ACSE Research Seminar in Sheffield
Today I am giving a research seminar in Sheffield, at the Department of Automatic Control & Systems Engineering of the University of Sheffield.
A structural approach to dynamical networks
Dynamical networks are systems whose behaviour results from the interaction of several dynamic subsystems. Interactions occur according to a given topology, which can be visually represented as a graph. Structural investigation aims at assessing general properties based on the system structure (essential, qualitative information about the system), without any quantitative knowledge of the system parameters (or even of numerical bounds).
The main purpose is to establish how local interactions can affect the global behaviour of the dynamical network. In particular, systems whose structure is defined by the associated graph, or hyper-graph, will be considered. This class of systems includes both natural systems, for instance biochemical systems, food webs and social networks, and artificial systems, such as production and distribution systems, telecommunication systems, computer networks and vehicle platoons.
The so-called “BDC-decomposition” will be presented as a local and global tool for the structural analysis of dynamical networks, with a special focus on biochemical systems. Based on this decomposition, criteria can be obtained to structurally assess the stability of the system and the sign of steady-state input-output influences. Also, a structural classification of the transitions to instability (either oscillatory or multistationary) that can occur in systems having a sign-definite Jacobian, or consisting of the sign-definite interaction of stable monotone subsystems, will be illustrated.

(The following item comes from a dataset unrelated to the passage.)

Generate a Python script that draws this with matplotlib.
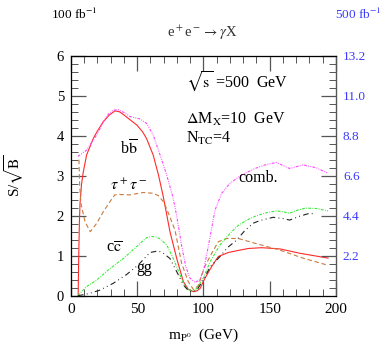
import matplotlib
matplotlib.use("Agg")
import matplotlib.pyplot as plt

plt.rcParams['font.family'] = 'Liberation Serif'
plt.rcParams['mathtext.fontset'] = 'stix'

# curves (m_P0 in GeV, S/sqrt(B) for 100 fb^-1)
bb_x = [5.4, 5.8, 6.3, 6.8, 8.0, 9.3, 11.8, 16.8, 20.0, 24.4, 29.0, 33.2, 36.5, 39.5, 44.5, 49.6, 54.0, 57.0, 62.0, 66.0,
        69.5, 74.7, 79.8, 84.8, 88.5, 92.3, 95.0, 97.4, 101.0, 106.2, 111.2, 118.8, 126.0, 133.8, 143.9, 157.7, 172.8, 194.0]
bb_y = [0.0, 0.9, 1.8, 2.3, 2.8, 3.1, 3.52, 3.93, 4.12, 4.35, 4.52, 4.62, 4.6, 4.53, 4.4, 4.27, 4.1, 3.93, 3.52, 3.02,
        2.5, 1.6, 0.93, 0.35, 0.16, 0.1, 0.12, 0.18, 0.43, 0.73, 0.98, 1.08, 1.13, 1.18, 1.2, 1.17, 1.06, 0.94]

tau_x = [6.0, 6.5, 7.5, 10.6, 14.5, 19.4, 24.4, 29.4, 33.0, 37.0, 44.5, 54.6, 62.0, 66.0, 69.7, 72.5, 78.5, 83.5,
         88.5, 92.5, 96.0, 101.0, 106.2, 111.2, 117.5, 126.3, 138.9, 157.7, 175.0, 194.0]
tau_y = [3.4, 2.8, 2.3, 1.85, 1.6, 1.81, 2.1, 2.35, 2.52, 2.53, 2.52, 2.58, 2.56, 2.5, 2.35, 2.15, 1.64, 0.81,
         0.35, 0.15, 0.25, 0.73, 1.06, 1.35, 1.43, 1.43, 1.31, 1.14, 0.94, 0.76]

cc_x = [5.3, 6.8, 11.8, 19.4, 29.4, 39.5, 49.6, 57.0, 60.9, 64.0, 67.2, 72.2, 77.2, 82.3, 86.0, 89.0, 92.0, 95.0,
        100.0, 105.0, 112.5, 120.0, 126.0, 132.6, 140.0, 147.0, 155.0, 160.0, 165.0, 170.0, 177.0, 185.0, 194.0]
cc_y = [0.0, 0.06, 0.23, 0.39, 0.68, 0.93, 1.23, 1.45, 1.48, 1.47, 1.42, 1.27, 0.93, 0.52, 0.23, 0.14, 0.12, 0.18,
        0.45, 0.85, 1.27, 1.56, 1.75, 1.89, 2.0, 2.07, 2.12, 2.1, 2.06, 2.13, 2.19, 2.18, 2.12]

gg_x = [5.3, 11.8, 14.3, 21.9, 31.9, 42.0, 50.8, 59.6, 66.0, 69.7, 74.7, 79.8, 84.8, 88.5, 92.0, 95.0, 100.0, 105.0,
        112.5, 118.0, 125.0, 131.0, 137.4, 142.6, 152.6, 160.0, 165.0, 172.0, 180.0, 184.0]
gg_y = [0.0, 0.04, 0.06, 0.14, 0.31, 0.53, 0.77, 1.08, 1.12, 1.06, 0.93, 0.6, 0.27, 0.13, 0.1, 0.14, 0.4, 0.72,
        0.98, 1.2, 1.39, 1.62, 1.81, 1.88, 1.96, 1.93, 1.89, 1.98, 2.06, 2.04]

comb_x = [5.2, 8.0, 11.8, 15.0, 19.4, 24.4, 28.5, 31.9, 35.7, 40.0, 44.5, 52.0, 57.0, 62.0, 67.2, 72.2, 77.2, 80.0,
          83.5, 86.5, 89.5, 93.6, 97.4, 100.5, 103.6, 108.7, 113.7, 120.0, 128.8, 138.9, 146.4, 155.0, 165.0, 175.0,
          185.0, 194.0]
comb_y = [3.48, 3.55, 3.64, 3.8, 4.02, 4.35, 4.55, 4.64, 4.65, 4.58, 4.48, 4.42, 4.31, 4.02, 3.52, 3.02, 2.43, 1.95,
          1.25, 0.75, 0.45, 0.33, 0.4, 0.7, 1.23, 2.14, 2.56, 2.81, 3.02, 3.18, 3.27, 3.33, 3.18, 3.27, 3.2, 3.06]

left_ticks = [0, 1, 2, 3, 4, 5, 6]
right_labels = ['2.2', '4.4', '6.6', '8.8', '11.0', '13.2']
blue = '#3b3bff'

fig = plt.figure(figsize=(3.85, 3.46), dpi=100)
ax = fig.add_axes([0.1844, 0.1454, 0.6883, 0.6936])

ax.plot(bb_x, bb_y, color='#ff2a2a', lw=0.8)
ax.plot(tau_x, tau_y, color='#c87a3c', lw=0.8, dashes=(4, 2.5))
ax.plot(cc_x, cc_y, color='#33ee33', lw=0.8, dashes=(2.5, 1.2, 0.8, 1.2))
ax.plot(gg_x, gg_y, color='#222222', lw=0.8, dashes=(5, 3, 0.8, 3, 0.8, 3))
ax.plot(comb_x, comb_y, color='#ff44ff', lw=0.8, dashes=(2.5, 1.2, 0.8, 1.2, 0.8, 1.2))

ax.set_xlim(0, 200)
ax.set_ylim(0, 6)
ax.set_xticks([0, 50, 100, 150, 200])
ax.set_xticks(range(0, 201, 10), minor=True)
ax.set_yticks(left_ticks)
ax.set_yticks([i * 0.2 for i in range(31)], minor=True)
ax.tick_params(which='both', direction='in', top=True, right=False, colors='#555555',
               labelcolor='black')
ax.tick_params(which='major', length=11, width=0.9)
ax.tick_params(which='minor', length=5, width=0.7)
ax.tick_params(axis='y', pad=5, labelsize=10.5)
ax.tick_params(axis='x', pad=5, labelsize=11)
for s in ax.spines.values():
    s.set_color('#555555')
    s.set_linewidth(0.9)

# right axis, 500 fb^-1 scale
ax2 = ax.twinx()
ax2.set_ylim(0, 6)
ax2.set_yticks(left_ticks[1:])
ax2.set_yticklabels(right_labels, color=blue)
ax2.set_yticks([i * 0.2 for i in range(31)], minor=True)
ax2.tick_params(which='both', direction='in', colors='#555555', labelsize=9.5)
ax2.tick_params(which='major', length=11, width=0.9, pad=5)
ax2.tick_params(which='minor', length=5, width=0.7)
for lab in ax2.get_yticklabels():
    lab.set_color(blue)
ax2.spines['right'].set_color('#555555')

ax.set_xlabel(r'm$_{\mathrm{P^0}}$  (GeV)', fontsize=11, labelpad=8)
ax.set_ylabel(r'S/$\sqrt{\mathrm{B}}$', fontsize=11, labelpad=22)

fig.text(0.192, 0.957, r'100 fb$^{-1}$', fontsize=9.5, ha='center', va='center')
fig.text(0.930, 0.957, r'500 fb$^{-1}$', fontsize=9.5, ha='center', va='center', color=blue)
fig.text(0.525, 0.905, r'e$^+$e$^-$$\rightarrow$$\gamma$X', fontsize=10.5, ha='center', va='center', color='#333333')

ax.text(87.0, 5.34, r'$\sqrt{\mathrm{s}}$ =500  GeV', fontsize=11.5, va='center')
ax.text(86.5, 4.4, r'$\Delta$M$_\mathrm{X}$=10  GeV', fontsize=11.5, va='center')
ax.text(86.5, 3.92, r'N$_\mathrm{TC}$=4', fontsize=11.5, va='center')
ax.text(126.5, 2.94, 'comb.', fontsize=11.5, va='center')
ax.text(43.8, 3.66, r'b$\overline{\mathrm{b}}$', fontsize=11.5, ha='center', va='center')
ax.text(43.8, 2.74, r'$\tau^+\tau^-$', fontsize=11.5, ha='center', va='center')
ax.text(32.5, 1.16, r'c$\overline{\mathrm{c}}$', fontsize=11.5, ha='center', va='center')
ax.text(55.5, 0.69, 'gg', fontsize=11.5, ha='center', va='center')

fig.savefig('out.png', dpi=100)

In a dynamical network, local interactions can also be designed to obtain the desired global behaviour. Network-decentralised control strategies will be considered, in which several control agents act locally and make their decisions based on local information only. Precisely, each control agent is associated with an arc and has knowledge exclusively about variables related to the nodes that it directly affects. Some theoretical results on network-decentralised stabilisability for linear systems and for nonlinear compartmental systems will be presented, showing that network-decentralised stabilisability is equivalent to stabilisability under suitable conditions. Finally, the asymptotic optimality properties of network-decentralised controllers will be presented.